[MLB-WIRELESS] [TIB] A new offer has been added to TIB - 11/1 2/2002
paul van den bergen
pvandenbergen at swin.edu.au
Fri Dec 13 11:14:58 EST 2002
Hi all,
Nice summary of the ins and outs of optimal antenna design, evilbunny.
(On the other hand, me thinks you tread a little heavily on peoples toes...)
I have mentioned befor that I have a pair of old WaveLAN cards (650mW - 2Mb/s)
that even with 15 m of loss will still exceed 4mW with about an 8 - 10 dBi
omni. The cards have a nominal range of 35 km, which has got to break some
rules, surely....
WHat I would really like to do is sent the Rx to the Omni and have the Tx come
in on a 24dBi conifer... and the same setup at the other end. this way I
will have a true duplex (4Mb/s) low noise, high sensitivity long distance
short-cut link (likely at this stage to a friends place in the Dandenongs...

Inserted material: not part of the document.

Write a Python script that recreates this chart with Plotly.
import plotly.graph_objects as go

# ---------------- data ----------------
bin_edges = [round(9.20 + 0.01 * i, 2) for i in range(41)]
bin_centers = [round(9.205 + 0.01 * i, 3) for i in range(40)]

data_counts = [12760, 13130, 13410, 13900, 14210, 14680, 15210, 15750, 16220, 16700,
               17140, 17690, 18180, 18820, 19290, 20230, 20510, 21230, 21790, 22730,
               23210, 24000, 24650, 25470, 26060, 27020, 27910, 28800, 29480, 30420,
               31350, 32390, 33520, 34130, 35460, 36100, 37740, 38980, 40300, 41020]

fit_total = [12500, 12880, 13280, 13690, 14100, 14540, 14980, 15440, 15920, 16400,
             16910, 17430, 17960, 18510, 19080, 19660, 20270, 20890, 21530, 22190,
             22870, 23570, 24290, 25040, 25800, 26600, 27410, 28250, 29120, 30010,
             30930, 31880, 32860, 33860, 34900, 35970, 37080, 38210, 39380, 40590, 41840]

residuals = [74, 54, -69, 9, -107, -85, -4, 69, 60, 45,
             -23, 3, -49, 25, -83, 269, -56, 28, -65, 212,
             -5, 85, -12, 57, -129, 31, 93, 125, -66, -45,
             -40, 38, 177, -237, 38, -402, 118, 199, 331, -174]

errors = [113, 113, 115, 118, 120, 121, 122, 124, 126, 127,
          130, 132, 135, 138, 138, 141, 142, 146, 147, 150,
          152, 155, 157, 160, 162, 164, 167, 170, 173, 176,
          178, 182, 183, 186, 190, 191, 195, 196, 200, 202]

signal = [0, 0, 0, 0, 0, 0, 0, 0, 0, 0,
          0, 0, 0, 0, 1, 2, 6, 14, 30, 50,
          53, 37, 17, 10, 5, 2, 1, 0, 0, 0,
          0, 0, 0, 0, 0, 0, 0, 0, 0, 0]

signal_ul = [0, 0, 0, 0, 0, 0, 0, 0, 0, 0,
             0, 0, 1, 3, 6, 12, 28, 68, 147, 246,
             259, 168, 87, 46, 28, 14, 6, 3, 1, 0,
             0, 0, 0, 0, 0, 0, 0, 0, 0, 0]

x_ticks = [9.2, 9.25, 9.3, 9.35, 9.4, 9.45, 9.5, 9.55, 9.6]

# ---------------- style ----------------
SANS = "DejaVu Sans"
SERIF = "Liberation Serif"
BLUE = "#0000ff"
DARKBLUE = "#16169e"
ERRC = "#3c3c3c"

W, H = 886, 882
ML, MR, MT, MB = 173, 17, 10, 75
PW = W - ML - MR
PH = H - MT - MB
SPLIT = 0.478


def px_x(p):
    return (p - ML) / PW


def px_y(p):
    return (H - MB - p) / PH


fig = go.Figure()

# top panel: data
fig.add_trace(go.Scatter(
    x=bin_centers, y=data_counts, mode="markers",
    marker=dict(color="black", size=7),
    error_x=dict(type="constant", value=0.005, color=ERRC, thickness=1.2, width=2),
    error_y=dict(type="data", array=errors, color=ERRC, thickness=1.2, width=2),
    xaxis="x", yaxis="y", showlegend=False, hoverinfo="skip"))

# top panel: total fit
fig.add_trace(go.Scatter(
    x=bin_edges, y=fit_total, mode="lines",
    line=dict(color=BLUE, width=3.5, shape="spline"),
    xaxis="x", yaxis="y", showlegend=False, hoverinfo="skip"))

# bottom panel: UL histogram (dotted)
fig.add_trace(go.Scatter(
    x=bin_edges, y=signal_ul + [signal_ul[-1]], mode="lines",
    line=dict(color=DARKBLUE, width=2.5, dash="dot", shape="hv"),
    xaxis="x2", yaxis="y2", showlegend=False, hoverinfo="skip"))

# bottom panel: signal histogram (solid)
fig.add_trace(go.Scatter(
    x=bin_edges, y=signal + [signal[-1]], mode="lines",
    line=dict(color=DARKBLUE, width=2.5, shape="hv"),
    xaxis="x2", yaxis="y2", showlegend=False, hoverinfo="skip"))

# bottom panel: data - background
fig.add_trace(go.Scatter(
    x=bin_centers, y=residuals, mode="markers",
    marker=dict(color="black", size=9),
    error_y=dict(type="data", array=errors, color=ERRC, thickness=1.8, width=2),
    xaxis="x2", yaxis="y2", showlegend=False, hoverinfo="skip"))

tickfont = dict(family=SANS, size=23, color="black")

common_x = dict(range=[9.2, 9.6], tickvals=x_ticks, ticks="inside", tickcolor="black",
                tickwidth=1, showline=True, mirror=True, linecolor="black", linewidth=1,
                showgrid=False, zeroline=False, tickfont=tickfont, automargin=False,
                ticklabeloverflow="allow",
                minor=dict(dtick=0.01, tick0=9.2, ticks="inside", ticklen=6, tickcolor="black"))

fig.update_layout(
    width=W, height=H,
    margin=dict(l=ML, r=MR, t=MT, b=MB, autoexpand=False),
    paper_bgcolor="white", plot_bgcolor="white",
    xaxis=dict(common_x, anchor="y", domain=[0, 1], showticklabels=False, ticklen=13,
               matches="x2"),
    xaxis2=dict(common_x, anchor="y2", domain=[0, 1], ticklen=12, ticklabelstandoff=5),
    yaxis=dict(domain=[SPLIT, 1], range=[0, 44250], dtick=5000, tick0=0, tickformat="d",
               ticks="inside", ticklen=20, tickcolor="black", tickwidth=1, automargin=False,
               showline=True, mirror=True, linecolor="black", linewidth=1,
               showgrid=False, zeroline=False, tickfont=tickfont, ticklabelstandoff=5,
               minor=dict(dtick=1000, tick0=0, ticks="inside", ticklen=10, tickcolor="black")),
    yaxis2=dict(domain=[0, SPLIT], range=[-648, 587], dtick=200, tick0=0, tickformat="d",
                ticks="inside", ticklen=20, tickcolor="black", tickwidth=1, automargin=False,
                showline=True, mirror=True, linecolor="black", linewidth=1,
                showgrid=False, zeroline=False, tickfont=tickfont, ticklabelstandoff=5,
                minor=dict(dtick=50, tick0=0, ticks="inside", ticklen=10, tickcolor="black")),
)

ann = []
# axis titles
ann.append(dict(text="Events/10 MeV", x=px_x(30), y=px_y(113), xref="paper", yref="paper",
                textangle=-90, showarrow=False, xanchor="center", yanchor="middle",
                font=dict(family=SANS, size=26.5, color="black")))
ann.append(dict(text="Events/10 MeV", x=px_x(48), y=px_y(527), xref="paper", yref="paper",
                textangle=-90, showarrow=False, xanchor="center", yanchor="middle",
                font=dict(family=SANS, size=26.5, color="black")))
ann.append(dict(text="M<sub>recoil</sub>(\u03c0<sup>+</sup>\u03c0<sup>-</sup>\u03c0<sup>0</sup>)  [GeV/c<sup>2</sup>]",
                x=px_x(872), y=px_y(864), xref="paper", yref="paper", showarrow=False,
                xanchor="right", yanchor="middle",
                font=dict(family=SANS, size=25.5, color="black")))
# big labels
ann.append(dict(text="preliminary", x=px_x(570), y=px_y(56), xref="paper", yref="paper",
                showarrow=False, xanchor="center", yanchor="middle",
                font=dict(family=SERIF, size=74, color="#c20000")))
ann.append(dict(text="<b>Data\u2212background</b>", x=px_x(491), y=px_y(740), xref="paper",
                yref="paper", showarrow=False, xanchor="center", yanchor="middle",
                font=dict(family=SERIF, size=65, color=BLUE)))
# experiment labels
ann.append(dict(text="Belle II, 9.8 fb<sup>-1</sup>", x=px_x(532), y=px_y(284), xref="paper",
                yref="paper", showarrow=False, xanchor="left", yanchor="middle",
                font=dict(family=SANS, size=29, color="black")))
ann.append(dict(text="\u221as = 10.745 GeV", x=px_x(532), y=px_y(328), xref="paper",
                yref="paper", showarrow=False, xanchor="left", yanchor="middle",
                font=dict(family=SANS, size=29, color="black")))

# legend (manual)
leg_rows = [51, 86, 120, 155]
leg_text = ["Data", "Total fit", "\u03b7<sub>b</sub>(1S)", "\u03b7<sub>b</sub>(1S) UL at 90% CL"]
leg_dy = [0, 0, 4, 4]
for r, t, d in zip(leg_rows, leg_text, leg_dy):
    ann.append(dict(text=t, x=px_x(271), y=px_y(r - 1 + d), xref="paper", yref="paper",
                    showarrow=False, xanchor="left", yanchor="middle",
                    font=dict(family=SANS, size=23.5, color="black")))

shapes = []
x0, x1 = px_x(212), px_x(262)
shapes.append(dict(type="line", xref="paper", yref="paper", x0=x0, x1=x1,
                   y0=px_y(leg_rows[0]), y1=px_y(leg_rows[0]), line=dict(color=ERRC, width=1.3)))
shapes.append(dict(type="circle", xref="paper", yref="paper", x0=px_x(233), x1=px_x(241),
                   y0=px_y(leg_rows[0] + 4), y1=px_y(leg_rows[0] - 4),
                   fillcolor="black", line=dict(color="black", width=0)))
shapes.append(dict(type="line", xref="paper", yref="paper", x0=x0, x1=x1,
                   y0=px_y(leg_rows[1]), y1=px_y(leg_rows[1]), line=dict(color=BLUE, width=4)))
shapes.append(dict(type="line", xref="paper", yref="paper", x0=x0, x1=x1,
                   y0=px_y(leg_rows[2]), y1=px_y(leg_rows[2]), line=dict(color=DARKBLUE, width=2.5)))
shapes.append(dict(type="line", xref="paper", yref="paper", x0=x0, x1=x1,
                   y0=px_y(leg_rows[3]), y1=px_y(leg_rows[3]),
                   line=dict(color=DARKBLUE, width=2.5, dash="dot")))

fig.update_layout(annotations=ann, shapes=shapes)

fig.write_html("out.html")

we shall see. I am sure I will get some offers...)
Does anyone have any idea how to do this? The only way I can see easily is to
use 4 cards and I only have 2 (fine for my end, but these are not your common
wireless card and run the older proprietry standard 802.11)

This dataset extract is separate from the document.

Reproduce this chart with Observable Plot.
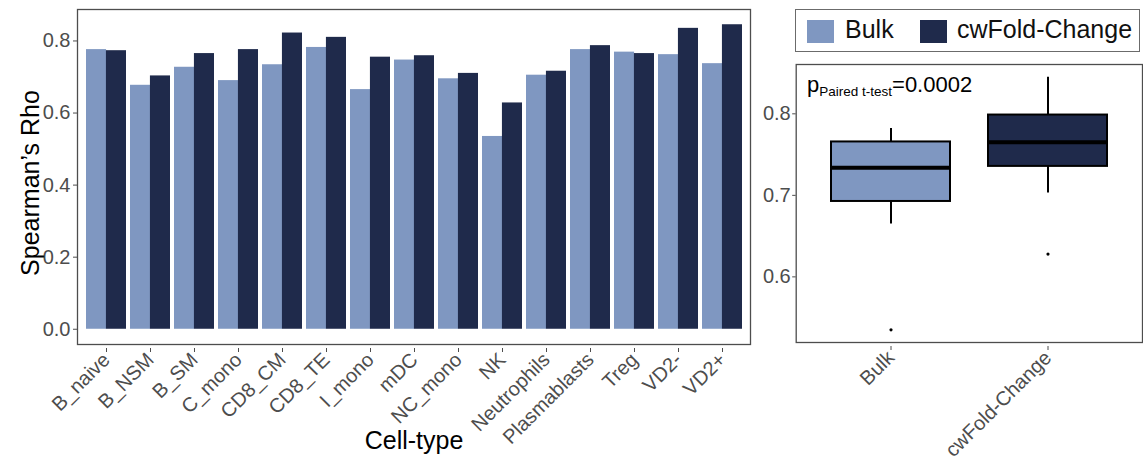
<!DOCTYPE html>
<html>
<head>
<meta charset="utf-8">
<script src="https://cdn.jsdelivr.net/npm/d3@7"></script>
<script src="https://cdn.jsdelivr.net/npm/@observablehq/plot@0.6"></script>
<style>
  body { margin: 0; background: #fff; }
  #wrap { position: relative; width: 1143px; height: 462px; font-family: "Liberation Sans", Arial, Helvetica, sans-serif; }
  #left { position: absolute; left: 0; top: 0; }
  #right { position: absolute; left: 753px; top: 0; }
  #legend { position: absolute; left: 795px; top: 9px; width: 345px; height: 43px; border: 1px solid #6b6b6b; box-sizing: border-box; background: #fff; }
  .sw { position: absolute; top: 10px; width: 27px; height: 23px; }
  .lt { position: absolute; top: 7px; font-size: 25px; line-height: 25px; color: #111; white-space: nowrap; }
</style>
</head>
<body>
<div id="wrap">
  <div id="left"></div>
  <div id="right"></div>
  <div id="legend"></div>
</div>
<script>
// ---- data ----
const cellTypes = ["B_naive","B_NSM","B_SM","C_mono","CD8_CM","CD8_TE","I_mono","mDC","NC_mono","NK","Neutrophils","Plasmablasts","Treg","VD2-","VD2+"];
const bulkRho = [0.776,0.677,0.727,0.690,0.734,0.782,0.665,0.747,0.695,0.535,0.705,0.776,0.769,0.762,0.737];
const cwfcRho = [0.773,0.703,0.765,0.776,0.822,0.810,0.755,0.759,0.710,0.628,0.716,0.787,0.765,0.835,0.845];
const seriesNames = ["Bulk","cwFold-Change"];
const seriesColors = ["#7f97c1","#1f2a4b"];
const yTicksLeft = [0, 0.2, 0.4, 0.6, 0.8];
const yTicksRight = [0.6, 0.7, 0.8];
const xTitle = "Cell-type";
const yTitle = "Spearman\u2019s Rho";
const pValueText = "=0.0002";
const pTestText = "Paired t-test";

const rows = cellTypes.flatMap((c, i) => [
  {cell: c, series: seriesNames[0], rho: bulkRho[i]},
  {cell: c, series: seriesNames[1], rho: cwfcRho[i]}
]);

const FONT = '"Liberation Sans", Arial, Helvetica, sans-serif';
const GRAY = "#4d4d4d";

// ---- left: grouped bars ----
const LW = 753, LML = 77, LMR = 3;
const step = (LW - LML - LMR) / (cellTypes.length - 0.1 + 0.3);
const bw = step * 0.9;

const left = Plot.plot({
  width: LW, height: 462,
  marginLeft: LML, marginRight: LMR, marginTop: 9, marginBottom: 118,
  style: {fontFamily: FONT, background: "transparent", overflow: "visible"},
  x: {type: "band", domain: cellTypes, paddingInner: 0.1, paddingOuter: 0.15},
  y: {domain: [-0.0423, 0.8873]},
  color: {domain: seriesNames, range: seriesColors},
  marks: [
    Plot.barY(rows, {filter: d => d.series === seriesNames[0], x: "cell", y: "rho", fill: "series", insetRight: bw / 2}),
    Plot.barY(rows, {filter: d => d.series === seriesNames[1], x: "cell", y: "rho", fill: "series", insetLeft: bw / 2}),
    Plot.frame({stroke: GRAY, strokeWidth: 1.3}),
    Plot.axisY({ticks: yTicksLeft, tickFormat: ".1f", tickSize: 4, tickPadding: 3, fontSize: 20, color: GRAY, label: null}),
    Plot.axisX({tickRotate: -45, tickSize: 4, tickPadding: 4, dy: 4, fontSize: 20, color: GRAY, label: null}),
    Plot.text([xTitle], {frameAnchor: "bottom", dy: 104, fontSize: 25, fill: "black"}),
    Plot.text([yTitle], {frameAnchor: "left", textAnchor: "middle", rotate: -90, dx: -47, dy: 6, fontSize: 25, fill: "black"})
  ]
});
document.getElementById("left").appendChild(left);

// ---- right: box plot ----
function quart(v) {
  const s = v.filter(x => x != null && !isNaN(x)).sort(d3.ascending);
  const q1 = d3.quantile(s, 0.25), q3 = d3.quantile(s, 0.75), r = 1.5 * (q3 - q1);
  return {s, q1, q3, lo: q1 - r, hi: q3 + r};
}
const whiskerLo = v => { const q = quart(Array.from(v)); return d3.min(q.s.filter(x => x >= q.lo)); };
const whiskerHi = v => { const q = quart(Array.from(v)); return d3.max(q.s.filter(x => x <= q.hi)); };
const outliers = V => { const q = quart(Array.from(V)); return Array.from(V, x => (x < q.lo || x > q.hi) ? x : NaN); };

const RW = 1143 - 753, RML = 795.7 - 753;
const right = Plot.plot({
  width: RW, height: 462,
  marginLeft: RML, marginRight: 1, marginTop: 64, marginBottom: 120,
  style: {fontFamily: FONT, background: "transparent", overflow: "visible"},
  x: {type: "band", domain: seriesNames, paddingInner: 0.24, paddingOuter: 0.22},
  y: {domain: [0.5195, 0.8605]},
  color: {domain: seriesNames, range: seriesColors},
  marks: [
    Plot.ruleX(rows, Plot.groupX({y1: whiskerLo, y2: whiskerHi}, {x: "series", y: "rho", stroke: "black", strokeWidth: 2})),
    Plot.barY(rows, Plot.groupX({y1: "p25", y2: "p75"}, {x: "series", y: "rho", fill: "series", stroke: "black", strokeWidth: 2})),
    Plot.tickY(rows, Plot.groupX({y: "p50"}, {x: "series", y: "rho", stroke: "black", strokeWidth: 4})),
    Plot.dot(rows, Plot.map({y: outliers}, {x: "series", y: "rho", z: "series", r: 1.6, fill: "black", stroke: null})),
    Plot.frame({stroke: GRAY, strokeWidth: 1.3}),
    Plot.axisY({ticks: yTicksRight, tickFormat: ".1f", tickSize: 3.5, tickPadding: 2, fontSize: 20, color: GRAY, label: null}),
    Plot.axisX({tickRotate: -45, tickSize: 4, tickPadding: 4, dy: 4, fontSize: 20, color: GRAY, label: null})
  ]
});
document.getElementById("right").appendChild(right);

// p-value annotation with subscript
const ann = d3.select(right).append("text")
  .attr("x", 807 - 753).attr("y", 92)
  .attr("text-anchor", "start")
  .attr("fill", "black").attr("font-family", FONT);
ann.append("tspan").attr("font-size", 22).text("p");
ann.append("tspan").attr("font-size", 13.5).attr("dy", 4).text(pTestText);
ann.append("tspan").attr("font-size", 22).attr("dy", -4).text(pValueText);

// legend
const leg = document.getElementById("legend");
const legX = [{sw: 11, tx: 49}, {sw: 124, tx: 161}];
seriesNames.forEach((name, i) => {
  const s = document.createElement("div");
  s.className = "sw"; s.style.left = legX[i].sw + "px"; s.style.background = seriesColors[i];
  leg.appendChild(s);
  const t = document.createElement("div");
  t.className = "lt"; t.style.left = legX[i].tx + "px"; t.textContent = name;
  leg.appendChild(t);
});
</script>
</body>
</html>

I will also have to dig into the electronics, etc and see if I can reduce the
power output...
On Thu, 12 Dec 2002 06:32 pm, evilbunny wrote:
> Hello Barry,
>
> BP> Doesn't answer the question tho: is amping an omni bordering on
> BP> counterproductive given what community wireless meshing is about?
> BP> - Barry
>
> Completely, since most most people in community groups long term would
> have no need for long links to achieve this goal once critical mass is
> hit and there are antenna every 1 to 2km, why is there a need for the
> extra brute force?
--
Dr Paul van den Bergen
Centre for Advanced Internet Architectures
caia.swin.edu.au
pvandenbergen at swin.edu.au
would somebody get this big walking carpet out of my way?